Nuke Fears Trigger Spike In US Sales Of Iodide Pills
Fears of radiation sickness amid Japan’s ongoing nuclear crisis have triggered a surge in U.S. sales of potassium iodide.
Potassium iodide (KI) is a salt that saturates the thyroid gland with non-radioactive iodine, lessening the amount of radiation the gland can absorb.
Alan Morris, president of Anbex, the main U.S. manufacturer of KI tablets, said Wednesday that the company had run out of stock after a spike in U.S. demand generated by the ongoing crisis at the Fukushima nuclear plant in northeastern Japan.
“As of March 14, 2011, Anbex is out of stock of IOSAT(tm). New product is expected by April 18, 2011,” read a notice on the company’s website.
“The spike is enormous … we were out of stock by Friday night,” Morris said.
“The demand mostly is coming from the west coast of the U.S., but there are a significant number of inquiries, requests, orders coming from Japan, Korea, all over the Far East,” he told the AFP news agency.
Online retailer nukepills.com said on its Twitter feed that it had sold out of potassium iodide pills on Tuesday. The company received 3,800 orders in just 18 hours on Sunday, and has shipped 50,000 pills to Tokyo with the help of Harvard Medical School, BBC News reported.

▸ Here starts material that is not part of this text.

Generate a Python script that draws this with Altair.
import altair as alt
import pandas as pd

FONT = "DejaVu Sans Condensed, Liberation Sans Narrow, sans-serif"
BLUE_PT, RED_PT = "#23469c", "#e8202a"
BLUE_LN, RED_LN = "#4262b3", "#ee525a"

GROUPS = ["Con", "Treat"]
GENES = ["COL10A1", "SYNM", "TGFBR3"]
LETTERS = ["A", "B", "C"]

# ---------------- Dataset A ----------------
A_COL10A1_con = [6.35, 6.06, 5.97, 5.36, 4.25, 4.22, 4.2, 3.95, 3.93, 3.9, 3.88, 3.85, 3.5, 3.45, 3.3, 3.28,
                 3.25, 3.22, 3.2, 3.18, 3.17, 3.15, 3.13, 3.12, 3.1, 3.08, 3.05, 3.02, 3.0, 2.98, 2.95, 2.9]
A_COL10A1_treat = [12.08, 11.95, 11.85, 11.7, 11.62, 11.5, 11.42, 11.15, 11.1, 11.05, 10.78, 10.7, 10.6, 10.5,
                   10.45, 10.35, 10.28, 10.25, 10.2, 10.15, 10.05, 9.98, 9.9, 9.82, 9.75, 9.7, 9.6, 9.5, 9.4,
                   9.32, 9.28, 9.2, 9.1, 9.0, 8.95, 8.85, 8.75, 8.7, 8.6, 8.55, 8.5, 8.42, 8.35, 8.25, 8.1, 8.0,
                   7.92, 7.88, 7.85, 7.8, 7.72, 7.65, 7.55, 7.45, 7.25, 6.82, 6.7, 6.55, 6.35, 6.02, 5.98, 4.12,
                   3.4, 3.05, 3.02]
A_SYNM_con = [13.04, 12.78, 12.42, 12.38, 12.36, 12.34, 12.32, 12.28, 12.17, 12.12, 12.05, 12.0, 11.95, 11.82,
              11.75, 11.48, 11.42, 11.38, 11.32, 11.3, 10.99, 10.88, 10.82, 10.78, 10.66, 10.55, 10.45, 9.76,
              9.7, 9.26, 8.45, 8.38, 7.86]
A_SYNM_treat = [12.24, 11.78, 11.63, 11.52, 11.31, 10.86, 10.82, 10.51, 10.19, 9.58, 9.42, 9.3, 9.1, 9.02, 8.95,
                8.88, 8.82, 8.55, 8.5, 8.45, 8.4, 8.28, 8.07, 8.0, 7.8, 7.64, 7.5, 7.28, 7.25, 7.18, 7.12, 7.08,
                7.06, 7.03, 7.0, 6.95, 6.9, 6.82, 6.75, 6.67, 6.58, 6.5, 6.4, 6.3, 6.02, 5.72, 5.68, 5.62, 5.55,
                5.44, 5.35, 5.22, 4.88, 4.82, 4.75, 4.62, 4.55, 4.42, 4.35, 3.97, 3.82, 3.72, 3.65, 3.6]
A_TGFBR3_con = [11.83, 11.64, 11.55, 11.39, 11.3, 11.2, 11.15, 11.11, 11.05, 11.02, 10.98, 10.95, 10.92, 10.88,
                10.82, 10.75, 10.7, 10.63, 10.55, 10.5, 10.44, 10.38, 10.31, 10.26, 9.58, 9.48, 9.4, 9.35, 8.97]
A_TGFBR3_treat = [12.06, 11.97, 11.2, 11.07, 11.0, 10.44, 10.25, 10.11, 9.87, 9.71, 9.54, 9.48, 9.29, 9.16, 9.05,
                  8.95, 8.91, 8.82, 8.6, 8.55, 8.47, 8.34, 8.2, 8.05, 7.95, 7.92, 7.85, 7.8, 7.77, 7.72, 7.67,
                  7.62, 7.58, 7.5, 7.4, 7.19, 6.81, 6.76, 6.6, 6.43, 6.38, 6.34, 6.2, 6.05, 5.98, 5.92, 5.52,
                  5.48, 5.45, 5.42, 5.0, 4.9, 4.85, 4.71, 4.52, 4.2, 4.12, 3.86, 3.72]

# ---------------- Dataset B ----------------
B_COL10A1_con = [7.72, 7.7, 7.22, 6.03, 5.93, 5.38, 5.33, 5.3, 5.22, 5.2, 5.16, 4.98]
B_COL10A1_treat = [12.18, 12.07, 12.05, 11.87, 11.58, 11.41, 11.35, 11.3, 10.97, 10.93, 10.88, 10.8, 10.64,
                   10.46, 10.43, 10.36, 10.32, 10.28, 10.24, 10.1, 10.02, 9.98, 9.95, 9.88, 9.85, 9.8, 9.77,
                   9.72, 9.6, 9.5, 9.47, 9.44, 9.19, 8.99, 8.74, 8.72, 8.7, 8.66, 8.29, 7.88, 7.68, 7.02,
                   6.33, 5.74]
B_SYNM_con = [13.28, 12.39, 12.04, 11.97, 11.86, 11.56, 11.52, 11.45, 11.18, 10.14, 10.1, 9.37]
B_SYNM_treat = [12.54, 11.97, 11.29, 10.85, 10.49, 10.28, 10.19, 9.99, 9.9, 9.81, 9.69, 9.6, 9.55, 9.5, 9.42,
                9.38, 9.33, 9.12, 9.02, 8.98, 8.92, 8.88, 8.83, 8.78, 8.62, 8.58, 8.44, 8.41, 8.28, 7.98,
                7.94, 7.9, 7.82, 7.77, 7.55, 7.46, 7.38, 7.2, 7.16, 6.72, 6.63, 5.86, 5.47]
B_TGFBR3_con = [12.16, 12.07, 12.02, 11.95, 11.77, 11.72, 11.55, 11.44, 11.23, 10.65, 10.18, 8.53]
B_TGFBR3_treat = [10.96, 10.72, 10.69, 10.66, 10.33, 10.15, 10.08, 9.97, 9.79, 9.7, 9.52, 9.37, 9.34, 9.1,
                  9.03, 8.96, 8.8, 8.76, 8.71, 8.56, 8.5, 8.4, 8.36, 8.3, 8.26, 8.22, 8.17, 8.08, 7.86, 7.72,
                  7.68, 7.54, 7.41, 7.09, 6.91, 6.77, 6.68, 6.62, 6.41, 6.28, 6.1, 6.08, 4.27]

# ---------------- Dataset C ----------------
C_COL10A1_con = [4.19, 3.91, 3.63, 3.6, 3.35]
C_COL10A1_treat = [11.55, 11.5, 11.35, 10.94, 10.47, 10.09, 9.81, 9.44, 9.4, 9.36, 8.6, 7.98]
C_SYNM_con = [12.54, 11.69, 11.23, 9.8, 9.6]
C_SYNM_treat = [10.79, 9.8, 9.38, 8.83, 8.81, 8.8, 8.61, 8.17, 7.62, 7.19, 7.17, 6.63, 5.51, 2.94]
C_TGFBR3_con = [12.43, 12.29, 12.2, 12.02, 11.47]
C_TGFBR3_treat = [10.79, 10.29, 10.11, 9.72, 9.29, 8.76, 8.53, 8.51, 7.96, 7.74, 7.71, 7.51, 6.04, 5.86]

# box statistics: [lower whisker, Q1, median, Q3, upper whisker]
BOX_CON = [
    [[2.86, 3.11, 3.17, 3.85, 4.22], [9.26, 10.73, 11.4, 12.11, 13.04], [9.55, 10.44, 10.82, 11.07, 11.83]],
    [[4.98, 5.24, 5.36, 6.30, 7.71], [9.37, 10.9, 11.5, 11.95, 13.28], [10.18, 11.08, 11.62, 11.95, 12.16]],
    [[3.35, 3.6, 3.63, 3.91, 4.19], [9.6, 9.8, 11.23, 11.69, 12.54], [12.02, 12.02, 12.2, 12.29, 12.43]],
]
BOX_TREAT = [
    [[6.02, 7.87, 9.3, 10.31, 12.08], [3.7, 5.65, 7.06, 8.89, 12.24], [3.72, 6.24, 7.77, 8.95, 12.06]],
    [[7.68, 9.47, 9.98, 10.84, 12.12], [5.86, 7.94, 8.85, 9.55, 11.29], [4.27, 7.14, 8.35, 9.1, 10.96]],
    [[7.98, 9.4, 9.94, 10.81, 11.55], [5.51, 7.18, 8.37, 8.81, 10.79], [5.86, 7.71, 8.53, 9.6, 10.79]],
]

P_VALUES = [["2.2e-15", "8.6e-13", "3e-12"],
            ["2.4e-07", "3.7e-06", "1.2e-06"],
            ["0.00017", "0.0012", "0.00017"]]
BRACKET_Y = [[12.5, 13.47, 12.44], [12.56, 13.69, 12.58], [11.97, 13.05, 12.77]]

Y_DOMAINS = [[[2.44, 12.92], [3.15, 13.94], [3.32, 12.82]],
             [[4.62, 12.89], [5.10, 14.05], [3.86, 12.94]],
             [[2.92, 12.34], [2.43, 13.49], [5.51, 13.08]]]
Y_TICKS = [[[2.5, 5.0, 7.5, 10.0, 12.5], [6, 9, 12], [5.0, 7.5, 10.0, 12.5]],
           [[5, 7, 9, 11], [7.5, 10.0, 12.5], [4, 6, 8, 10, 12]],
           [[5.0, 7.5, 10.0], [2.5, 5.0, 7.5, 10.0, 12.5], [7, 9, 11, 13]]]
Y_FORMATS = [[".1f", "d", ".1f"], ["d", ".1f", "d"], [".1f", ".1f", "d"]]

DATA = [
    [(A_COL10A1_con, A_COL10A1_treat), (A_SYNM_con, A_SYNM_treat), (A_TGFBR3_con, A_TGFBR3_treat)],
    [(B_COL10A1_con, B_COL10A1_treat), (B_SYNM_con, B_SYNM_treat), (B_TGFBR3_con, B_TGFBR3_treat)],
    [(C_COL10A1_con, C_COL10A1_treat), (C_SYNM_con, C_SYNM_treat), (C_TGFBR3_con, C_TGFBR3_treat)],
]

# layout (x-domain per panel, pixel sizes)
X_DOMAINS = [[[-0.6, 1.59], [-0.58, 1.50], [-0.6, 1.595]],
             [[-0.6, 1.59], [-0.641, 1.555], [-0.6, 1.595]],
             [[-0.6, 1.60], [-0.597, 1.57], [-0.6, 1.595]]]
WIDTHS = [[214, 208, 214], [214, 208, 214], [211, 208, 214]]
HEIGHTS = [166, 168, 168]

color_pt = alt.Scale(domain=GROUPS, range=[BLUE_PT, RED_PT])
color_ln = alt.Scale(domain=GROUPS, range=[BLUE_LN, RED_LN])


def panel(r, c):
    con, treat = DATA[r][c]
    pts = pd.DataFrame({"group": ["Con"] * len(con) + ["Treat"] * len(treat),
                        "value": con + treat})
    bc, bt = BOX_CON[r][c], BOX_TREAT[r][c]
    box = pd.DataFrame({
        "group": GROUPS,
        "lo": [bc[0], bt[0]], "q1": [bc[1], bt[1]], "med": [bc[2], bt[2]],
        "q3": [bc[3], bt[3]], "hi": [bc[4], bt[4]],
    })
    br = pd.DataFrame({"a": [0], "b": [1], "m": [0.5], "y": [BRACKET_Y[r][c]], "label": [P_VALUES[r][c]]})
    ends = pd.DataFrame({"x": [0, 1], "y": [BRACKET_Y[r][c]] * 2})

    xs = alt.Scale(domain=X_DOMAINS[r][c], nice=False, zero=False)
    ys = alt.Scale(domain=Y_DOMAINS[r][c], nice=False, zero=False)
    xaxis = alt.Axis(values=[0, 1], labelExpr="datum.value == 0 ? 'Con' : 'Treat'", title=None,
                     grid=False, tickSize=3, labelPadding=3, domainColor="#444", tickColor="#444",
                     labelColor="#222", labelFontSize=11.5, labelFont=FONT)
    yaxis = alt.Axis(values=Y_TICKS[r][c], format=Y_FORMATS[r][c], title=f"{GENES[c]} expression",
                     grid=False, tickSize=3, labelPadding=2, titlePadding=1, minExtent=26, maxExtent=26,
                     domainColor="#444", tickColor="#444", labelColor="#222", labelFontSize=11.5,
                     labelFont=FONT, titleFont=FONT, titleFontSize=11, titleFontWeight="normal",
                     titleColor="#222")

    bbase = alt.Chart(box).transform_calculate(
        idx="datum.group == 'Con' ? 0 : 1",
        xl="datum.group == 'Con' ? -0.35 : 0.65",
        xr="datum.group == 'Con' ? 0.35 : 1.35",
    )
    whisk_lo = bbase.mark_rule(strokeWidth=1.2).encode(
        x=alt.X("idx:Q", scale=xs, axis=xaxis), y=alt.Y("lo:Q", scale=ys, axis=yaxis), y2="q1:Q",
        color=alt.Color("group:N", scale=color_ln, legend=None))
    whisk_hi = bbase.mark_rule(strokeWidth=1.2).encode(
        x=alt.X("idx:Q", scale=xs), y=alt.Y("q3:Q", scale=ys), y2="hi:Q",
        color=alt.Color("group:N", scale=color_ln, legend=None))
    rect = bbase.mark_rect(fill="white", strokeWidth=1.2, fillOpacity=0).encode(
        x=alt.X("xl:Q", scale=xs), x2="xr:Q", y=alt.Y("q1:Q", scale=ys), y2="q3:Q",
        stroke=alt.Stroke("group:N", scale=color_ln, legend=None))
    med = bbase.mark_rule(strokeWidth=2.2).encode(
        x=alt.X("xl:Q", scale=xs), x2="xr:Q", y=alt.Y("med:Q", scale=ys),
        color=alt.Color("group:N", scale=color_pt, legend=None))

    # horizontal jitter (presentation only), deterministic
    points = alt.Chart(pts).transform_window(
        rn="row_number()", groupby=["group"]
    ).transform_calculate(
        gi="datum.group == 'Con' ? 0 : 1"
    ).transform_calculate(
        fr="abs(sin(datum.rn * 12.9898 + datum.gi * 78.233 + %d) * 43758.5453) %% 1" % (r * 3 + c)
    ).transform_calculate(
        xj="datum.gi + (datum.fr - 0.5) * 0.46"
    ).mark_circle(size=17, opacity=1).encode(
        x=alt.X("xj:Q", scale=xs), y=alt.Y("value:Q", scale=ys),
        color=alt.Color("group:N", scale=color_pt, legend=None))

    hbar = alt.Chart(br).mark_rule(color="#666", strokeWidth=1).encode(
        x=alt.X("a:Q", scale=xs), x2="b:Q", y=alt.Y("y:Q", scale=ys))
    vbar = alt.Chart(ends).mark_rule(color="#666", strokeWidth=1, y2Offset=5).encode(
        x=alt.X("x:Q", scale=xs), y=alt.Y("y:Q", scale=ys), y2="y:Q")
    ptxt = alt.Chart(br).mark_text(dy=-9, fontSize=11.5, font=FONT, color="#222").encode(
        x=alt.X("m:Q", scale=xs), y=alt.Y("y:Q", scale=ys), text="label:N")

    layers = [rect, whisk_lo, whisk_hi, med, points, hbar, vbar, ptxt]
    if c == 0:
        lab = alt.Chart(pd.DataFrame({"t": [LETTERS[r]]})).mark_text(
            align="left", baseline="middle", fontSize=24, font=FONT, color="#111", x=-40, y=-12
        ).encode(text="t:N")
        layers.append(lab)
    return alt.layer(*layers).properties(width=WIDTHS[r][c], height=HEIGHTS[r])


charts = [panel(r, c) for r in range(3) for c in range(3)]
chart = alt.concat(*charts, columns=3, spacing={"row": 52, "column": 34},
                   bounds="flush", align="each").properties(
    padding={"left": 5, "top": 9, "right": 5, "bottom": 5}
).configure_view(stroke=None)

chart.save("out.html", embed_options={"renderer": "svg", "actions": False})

Anbex is the only US manufacturer of potassium in pill form, although a liquid form of KI is available from Fleming Pharmaceuticals, Morris said.
A statement on Fleming’s website said the company was “running nearly around the clock as employees ship potassium iodide to Japan.”
Debby Fleming Wurdack, co-owner of the firm, told BBC News the company would be out of stock by late Wednesday.
“This is insanity,” she said, adding that Fleming had received more than 350 calls with orders from customers ranging from housewives to state governments on Tuesday.
It also received orders from companies aiming to send KI to their employees in Japan.
Wurdack said Fleming had ordered additional raw materials to manufacture more KI solution, and expects the heightened demand to continue for months.
The run on KI coincides with comments made by the head of the U.S. Nuclear Regulatory Commission, who warned that there is no water left in the spent fuel pool of the Fukushima plant’s No. 4 reactor, which has resulted in “extremely high” levels of radiation.
Federal authorities have repeatedly said there is minimal risk of radioactivity reaching the U.S., although meteorologists say they cannot precisely predict how far a radioactive plume would travel across the Pacific.
The U.S. government maintains a stockpile of potassium iodide in case of emergencies, and recommends that states have sufficient amounts on hand for residents in a 10-mile radius of nuclear plants.
For maximum effectiveness, potassium iodide should be taken before exposure to radiation. The protective properties of the salt last about 24 hours.
Japanese authorities say they have distributed 230,000 units of KI to evacuation centers in close proximity to the Fukushima complex.